前期比4.9%の増収となり、営業損益が黒字転換する見込み。
リンクアップが通期で寄与する通信ネットワークが増収を牽引。総合ITコンサルティングサービス「アイコン」の提供開始によりコンサルティング等も伸びる見込み。利益面では、オフィスの統廃合により更なる固定費の削減を進め、営業損益以下の各段階で黒字転換する見込み。
 
<セグメント別予想>
 
 
 
フォーバルグループの今後の展開
 
28年前に同社の大久保社長がリースを活用した電話機販売を開始して以来(当時はNTTの永久レンタルのみ)、四半世紀以上が経過し、リースを活用したビジネスモデルが陳腐化してきた。このため、同社では、従来のリースを活用した機器販売から、コンサルティングへ軸足を移していく(中小企業のIT担当顧問への進化)事でビジネスモデルを転換し、ストック型の収益構造を構築していく考え。
3年前から、ドットコムマスター(パソコンやネットワークに関する技能や、法律に関する基礎的な知識が必要)や個人情報保護士等、社員の資格取得を進め、営業の質やサービスの強化を進めてきた。09/3期より取り組む総合ITコンサルティングサービス「アイコン」ではこれらの人材を活用し、保守やサポートサービス等、これまでに培ってきた取引先との接点を活かして様々なサービスを提供する事で取引先との緊密な関係を構築し、ソリューションビジネス(コンサルティング)につなげていく。尚、コンサルティングに当たっては外部パートナーの協力も得ながら進めていく。
 
 
取引先の満足度を高め緊密な関係を築くために、サポートエディション、おしごと安心プラン、Webアドバイス・ナビ等の様々なサービスを用意する。また、ソリューションの事例をデータベース化する事でノウハウを蓄積・共有し、全社的なコンサルティング能力を高めていく。
 
 
 
中期的には、情報通信分野を核とした総合コンサルティングサービスの展開を目指している。フェーズ1にあたる08/3期までに、赤字のグループ会社や部門の整理・再編を終えた。フェーズ2にあたる今期から11/3期にかけては、「アイコン」サービスの育成に加え、機器販売においてもリースに代わる新たなスキームを構築してストック型に変化させ、「アイコン」サービスと「機器販売」によるストック収益の二重化を実現し安定成長軌道への回帰を目指す。そして、12/3期以降をフェーズ3として、新生フォーバルが躍進するステージとする。
 
 
取材を終えて
09/3期は前期買収した子会社が通期で寄与する事や固定負削減を進める事で黒字転換を見込んでいる。既存事業や固定費削減が想定通りに進捗すれば、今期の黒字転換は可能と考えるが、来期以降については不透明感が残る。
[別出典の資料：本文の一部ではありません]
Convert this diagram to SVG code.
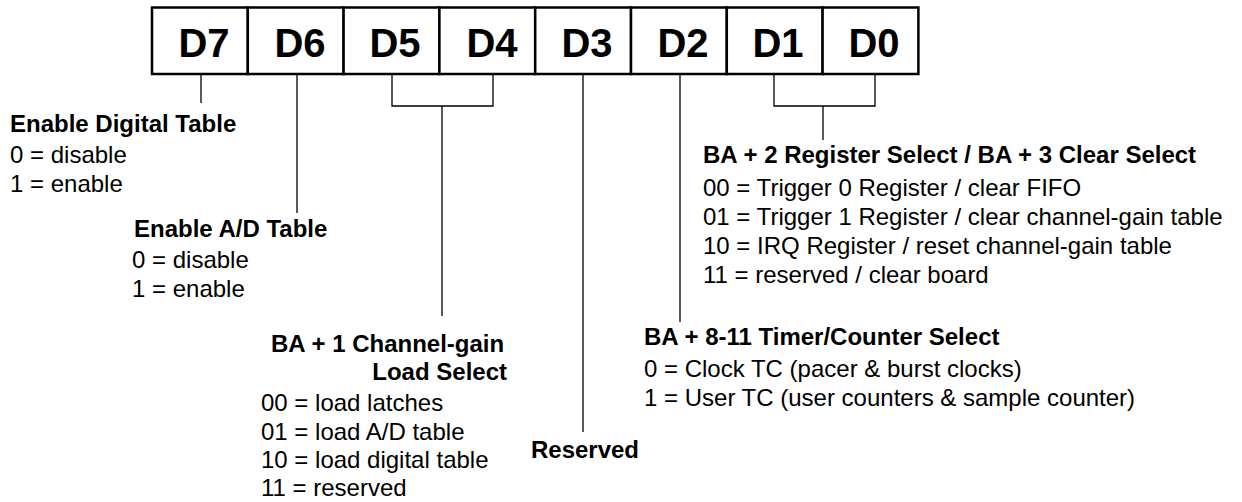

と言うのも、来期は「アイコン」等コンサルタント事業に期するところが大きいが、コンサルタント事業は形の無いものを売るビジネスだけにある程度の実績ができてこないと、評価する事は難しい。
現在、同社の株価は予想PER12.6倍、PBR0.6倍、配当利回り4.5%の水準。配当利回りやPBRを見ると、株価は割安だが、昨今の新興市場の状況や過去数年の同社の実績を踏まえると、予想PERの面からはそれなりに評価されていると言える。しかし、実際には配当利回りの高さやPBRの低さが株価を支えており、予想PERの高さはその結果に過ぎないと言うのが実際のところであろう。つまり、必ずしも成長力(予想PER)で評価されていない状態。このため、業績予想を確実に達成していく事で成長期待を高めていく事が必要と考える。